Cell cases are an important part of the construction of the battery cell. They do not only contain the electrodes of the battery but also give the cell strength for forces from outside. In the future the expectation is that the cases will grow in significance in the overall construction of a complete car. Potentially the need for complete packs will decrease and the installation of individual cells in electrical vehicles will grow.
In the meanwhile the cases are of course subject for investigation regarding the reducing of costs of the whole battery. Although the share of the cost price for a battery is minimal, every penny which can be saved contributes to a bigger market share of individual producers and the battery as an alternative to other energy systems.
Mass production of cell cases will increase and different kind of technologies will be used depending on the battery type (cylindrical vs prismatic) and the material (mostly nickel plated steel vs aluminium). Since the design of batteries will change over the coming years and more types of batteries become available, the production of cell cases should be flexible and high productive. Normally these two are not easy to combine in one production line, but new information technology will be able to build mass production lines with a wide range of potential sizes and kinds. Also the production of different materials over one production line will be possible as we already can see in other industries like the can industry. In this industry for example they combine magnetic handling of steel products with vacuum and air technology to handle aluminium products. In some cases moving aluminium products can be even slowed down by magnets.
Most processes in the common can manufacturing are based on mass flow of products through the production line where individual products are able to touch each other. When equipment in the production line is requesting a single lane infeed these mass flows are brought back to single lane just to enable the product to access the next process step. In most cases however in these solutions the products are touching each other as well. In (future) battery production lines this touching of individual cells, neither in mass or single conveying, may not be acceptable. Therefore the new production and/or handling of cell cases need new developments which enables mass production, mass flows and conversion from mass to single and back without cases hitting each other. This gentle handling of cases in mass production circumstances is the challenge.
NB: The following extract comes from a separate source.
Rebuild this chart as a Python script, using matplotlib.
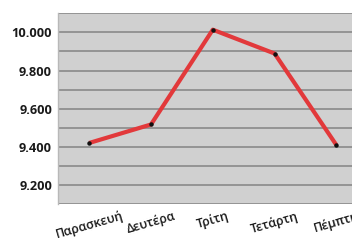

The answer to this problem is maybe coming from smart conveying which for now looks to contain conveying of individual cases in holders. The disadvantages are however still big because single conveying takes more (floor)space, is more expensive, requires returning conveyors for holders and makes the increase of OEE in absence of enough accumulation problematic. Tracking and tracing possibilities and overall quality in absence of scratches will justify to install the installation of these smart conveyors, but we need the best of both worlds here. So far robotic handling of cases and conveying in trays in specific circumstances seems to join the best of these two handling technologies where mass handling is seeking more opportunities to enable traceability and avoiding scratching.